## start

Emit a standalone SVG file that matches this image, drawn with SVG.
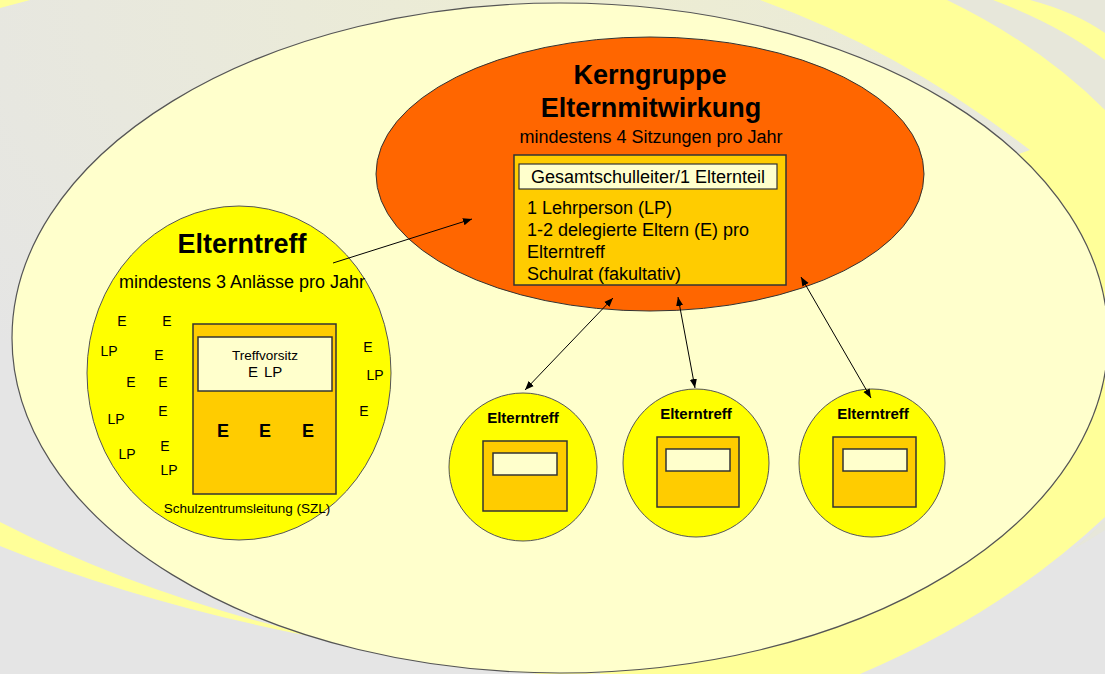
<svg xmlns="http://www.w3.org/2000/svg" width="1105" height="674" viewBox="0 0 1105 674">
<defs>
<radialGradient id="bg" cx="0.55" cy="0" r="0.75">
<stop offset="0" stop-color="#EDEDD2"/>
<stop offset="1" stop-color="#E5E5E5"/>
</radialGradient>
<marker id="ah" viewBox="0 0 10 10" refX="10" refY="5" markerWidth="9" markerHeight="9" markerUnits="userSpaceOnUse" orient="auto-start-reverse">
<path d="M0,1 L10,5 L0,9 Z" fill="#000"/>
</marker>
<style>
text{font-family:"Liberation Sans",Arial,sans-serif;fill:#000}
.b{font-weight:bold}
.c{text-anchor:middle}
.sw{fill:#FFFF99;stroke:none}
.gap{fill:#E7E7DA;stroke:none}
.yc{fill:#FFFF00;stroke:#555;stroke-width:1}
.box{fill:#FFCC00;stroke:#333;stroke-width:1.5}
.wb{fill:#FFFFCC;stroke:#333;stroke-width:1.5}
.t14{font-size:14px}
.con{stroke:#000;stroke-width:1;fill:none}
</style>
</defs>
<rect width="1105" height="674" fill="url(#bg)"/>
<!-- background swooshes -->
<path class="sw" d="M760,0 L1105,0 L1105,517 Q1000,615 860,674 L600,674 L600,300 L1030,150 Q900,50 760,0 Z"/>
<path class="gap" d="M947,0 L993,0 Q1060,25 1105,60 L1105,110 Q1040,45 947,0 Z"/>
<path class="gap" d="M1030,0 L1105,0 L1105,33 Q1075,12 1030,0 Z"/>
<path class="gap" d="M1105,520 L1105,530 Q1090,540 1072,550 Q1090,535 1105,520 Z"/>
<path class="sw" d="M0,522 Q230,640 540,674 L600,674 Q250,648 0,546 Z"/>
<path class="sw" d="M0,0 L30,0 Q15,4 0,8 Z"/>
<!-- main ellipse -->
<ellipse cx="560" cy="338" rx="548" ry="335" fill="#FFFFCC" stroke="#555" stroke-width="1.2"/>

<g id="kerngruppe">
<ellipse cx="650" cy="174" rx="274" ry="137" fill="#FF6600" stroke="#333" stroke-width="1"/>
<text class="b c" x="650" y="84" font-size="27">Kerngruppe</text>
<text class="b c" x="651" y="117" font-size="27">Elternmitwirkung</text>
<text class="c" x="651" y="143" font-size="18">mindestens 4 Sitzungen pro Jahr</text>
<rect class="box" x="514" y="155" width="272" height="130"/>
<rect x="519" y="164" width="258" height="25" fill="#FFFFCC" stroke="#333" stroke-width="1.2"/>
<text class="c" x="648" y="183" font-size="18">Gesamtschulleiter/1 Elternteil</text>
<text x="527" y="214" font-size="18">1 Lehrperson (LP)</text>
<text x="527" y="236" font-size="18">1-2 delegierte Eltern (E) pro</text>
<text x="527" y="258" font-size="18">Elterntreff</text>
<text x="527" y="280" font-size="18">Schulrat (fakultativ)</text>
</g>

<g id="elterntreff-main">
<ellipse class="yc" cx="239" cy="373" rx="152" ry="167"/>
<text class="b c" x="242" y="253" font-size="27">Elterntreff</text>
<text class="c" x="242" y="288" font-size="18">mindestens 3 Anlässe pro Jahr</text>
<rect class="box" x="193" y="324" width="143" height="170"/>
<rect class="wb" x="198" y="337" width="134" height="54"/>
<text class="c" x="265" y="360" font-size="13.5">Treffvorsitz</text>
<text x="248" y="377" font-size="15">E</text>
<text x="264" y="377" font-size="15">LP</text>
<text class="b c" x="223" y="437" font-size="18">E</text>
<text class="b c" x="265" y="437" font-size="18">E</text>
<text class="b c" x="308" y="437" font-size="18">E</text>
<text class="c" x="247" y="513" font-size="13.5">Schulzentrumsleitung (SZL)</text>
<g class="t14">
<text class="c" x="122" y="326">E</text>
<text class="c" x="167" y="326">E</text>
<text class="c" x="109" y="356">LP</text>
<text class="c" x="159" y="360">E</text>
<text class="c" x="131" y="387">E</text>
<text class="c" x="163" y="387">E</text>
<text class="c" x="163" y="416">E</text>
<text class="c" x="116" y="424">LP</text>
<text class="c" x="127" y="459">LP</text>
<text class="c" x="165" y="451">E</text>
<text class="c" x="169" y="475">LP</text>
<text class="c" x="368" y="352">E</text>
<text class="c" x="375" y="380">LP</text>
<text class="c" x="364" y="416">E</text>
</g>
</g>

<g id="elterntreff-1">
<ellipse class="yc" cx="523" cy="467" rx="74" ry="74"/>
<text class="b c" x="523" y="423" font-size="15">Elterntreff</text>
<rect class="box" x="483" y="441" width="84" height="70"/>
<rect class="wb" x="493" y="453" width="64" height="22"/>
</g>

<g id="elterntreff-2">
<ellipse class="yc" cx="696" cy="463" rx="73" ry="74"/>
<text class="b c" x="696" y="419" font-size="15">Elterntreff</text>
<rect class="box" x="657" y="437" width="82" height="70"/>
<rect class="wb" x="666" y="449" width="64" height="22"/>
</g>

<g id="elterntreff-3">
<ellipse class="yc" cx="872" cy="463" rx="73" ry="74"/>
<text class="b c" x="873" y="419" font-size="15">Elterntreff</text>
<rect class="box" x="833" y="437" width="83" height="70"/>
<rect class="wb" x="843" y="449" width="64" height="22"/>
</g>

<g id="connectors">
<line class="con" x1="333" y1="263" x2="472" y2="219" marker-end="url(#ah)"/>
<line class="con" x1="613" y1="298" x2="525" y2="390" marker-start="url(#ah)" marker-end="url(#ah)"/>
<line class="con" x1="678" y1="297" x2="695" y2="388" marker-start="url(#ah)" marker-end="url(#ah)"/>
<line class="con" x1="801" y1="277" x2="871" y2="398" marker-start="url(#ah)" marker-end="url(#ah)"/>
</g>
</svg>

## end

Goal of the exercise
Restate the full listing verbatim and drop every picture.

Answer below
Emit a standalone SVG file that matches this image, drawn with SVG.
<svg xmlns="http://www.w3.org/2000/svg" width="1105" height="674" viewBox="0 0 1105 674">
<defs>
<radialGradient id="bg" cx="0.55" cy="0" r="0.75">
<stop offset="0" stop-color="#EDEDD2"/>
<stop offset="1" stop-color="#E5E5E5"/>
</radialGradient>
<marker id="ah" viewBox="0 0 10 10" refX="10" refY="5" markerWidth="9" markerHeight="9" markerUnits="userSpaceOnUse" orient="auto-start-reverse">
<path d="M0,1 L10,5 L0,9 Z" fill="#000"/>
</marker>
<style>
text{font-family:"Liberation Sans",Arial,sans-serif;fill:#000}
.b{font-weight:bold}
.c{text-anchor:middle}
.sw{fill:#FFFF99;stroke:none}
.gap{fill:#E7E7DA;stroke:none}
.yc{fill:#FFFF00;stroke:#555;stroke-width:1}
.box{fill:#FFCC00;stroke:#333;stroke-width:1.5}
.wb{fill:#FFFFCC;stroke:#333;stroke-width:1.5}
.t14{font-size:14px}
.con{stroke:#000;stroke-width:1;fill:none}
</style>
</defs>
<rect width="1105" height="674" fill="url(#bg)"/>
<!-- background swooshes -->
<path class="sw" d="M760,0 L1105,0 L1105,517 Q1000,615 860,674 L600,674 L600,300 L1030,150 Q900,50 760,0 Z"/>
<path class="gap" d="M947,0 L993,0 Q1060,25 1105,60 L1105,110 Q1040,45 947,0 Z"/>
<path class="gap" d="M1030,0 L1105,0 L1105,33 Q1075,12 1030,0 Z"/>
<path class="gap" d="M1105,520 L1105,530 Q1090,540 1072,550 Q1090,535 1105,520 Z"/>
<path class="sw" d="M0,522 Q230,640 540,674 L600,674 Q250,648 0,546 Z"/>
<path class="sw" d="M0,0 L30,0 Q15,4 0,8 Z"/>
<!-- main ellipse -->
<ellipse cx="560" cy="338" rx="548" ry="335" fill="#FFFFCC" stroke="#555" stroke-width="1.2"/>

<g id="kerngruppe">
<ellipse cx="650" cy="174" rx="274" ry="137" fill="#FF6600" stroke="#333" stroke-width="1"/>
<text class="b c" x="650" y="84" font-size="27">Kerngruppe</text>
<text class="b c" x="651" y="117" font-size="27">Elternmitwirkung</text>
<text class="c" x="651" y="143" font-size="18">mindestens 4 Sitzungen pro Jahr</text>
<rect class="box" x="514" y="155" width="272" height="130"/>
<rect x="519" y="164" width="258" height="25" fill="#FFFFCC" stroke="#333" stroke-width="1.2"/>
<text class="c" x="648" y="183" font-size="18">Gesamtschulleiter/1 Elternteil</text>
<text x="527" y="214" font-size="18">1 Lehrperson (LP)</text>
<text x="527" y="236" font-size="18">1-2 delegierte Eltern (E) pro</text>
<text x="527" y="258" font-size="18">Elterntreff</text>
<text x="527" y="280" font-size="18">Schulrat (fakultativ)</text>
</g>

<g id="elterntreff-main">
<ellipse class="yc" cx="239" cy="373" rx="152" ry="167"/>
<text class="b c" x="242" y="253" font-size="27">Elterntreff</text>
<text class="c" x="242" y="288" font-size="18">mindestens 3 Anlässe pro Jahr</text>
<rect class="box" x="193" y="324" width="143" height="170"/>
<rect class="wb" x="198" y="337" width="134" height="54"/>
<text class="c" x="265" y="360" font-size="13.5">Treffvorsitz</text>
<text x="248" y="377" font-size="15">E</text>
<text x="264" y="377" font-size="15">LP</text>
<text class="b c" x="223" y="437" font-size="18">E</text>
<text class="b c" x="265" y="437" font-size="18">E</text>
<text class="b c" x="308" y="437" font-size="18">E</text>
<text class="c" x="247" y="513" font-size="13.5">Schulzentrumsleitung (SZL)</text>
<g class="t14">
<text class="c" x="122" y="326">E</text>
<text class="c" x="167" y="326">E</text>
<text class="c" x="109" y="356">LP</text>
<text class="c" x="159" y="360">E</text>
<text class="c" x="131" y="387">E</text>
<text class="c" x="163" y="387">E</text>
<text class="c" x="163" y="416">E</text>
<text class="c" x="116" y="424">LP</text>
<text class="c" x="127" y="459">LP</text>
<text class="c" x="165" y="451">E</text>
<text class="c" x="169" y="475">LP</text>
<text class="c" x="368" y="352">E</text>
<text class="c" x="375" y="380">LP</text>
<text class="c" x="364" y="416">E</text>
</g>
</g>

<g id="elterntreff-1">
<ellipse class="yc" cx="523" cy="467" rx="74" ry="74"/>
<text class="b c" x="523" y="423" font-size="15">Elterntreff</text>
<rect class="box" x="483" y="441" width="84" height="70"/>
<rect class="wb" x="493" y="453" width="64" height="22"/>
</g>

<g id="elterntreff-2">
<ellipse class="yc" cx="696" cy="463" rx="73" ry="74"/>
<text class="b c" x="696" y="419" font-size="15">Elterntreff</text>
<rect class="box" x="657" y="437" width="82" height="70"/>
<rect class="wb" x="666" y="449" width="64" height="22"/>
</g>

<g id="elterntreff-3">
<ellipse class="yc" cx="872" cy="463" rx="73" ry="74"/>
<text class="b c" x="873" y="419" font-size="15">Elterntreff</text>
<rect class="box" x="833" y="437" width="83" height="70"/>
<rect class="wb" x="843" y="449" width="64" height="22"/>
</g>

<g id="connectors">
<line class="con" x1="333" y1="263" x2="472" y2="219" marker-end="url(#ah)"/>
<line class="con" x1="613" y1="298" x2="525" y2="390" marker-start="url(#ah)" marker-end="url(#ah)"/>
<line class="con" x1="678" y1="297" x2="695" y2="388" marker-start="url(#ah)" marker-end="url(#ah)"/>
<line class="con" x1="801" y1="277" x2="871" y2="398" marker-start="url(#ah)" marker-end="url(#ah)"/>
</g>
</svg>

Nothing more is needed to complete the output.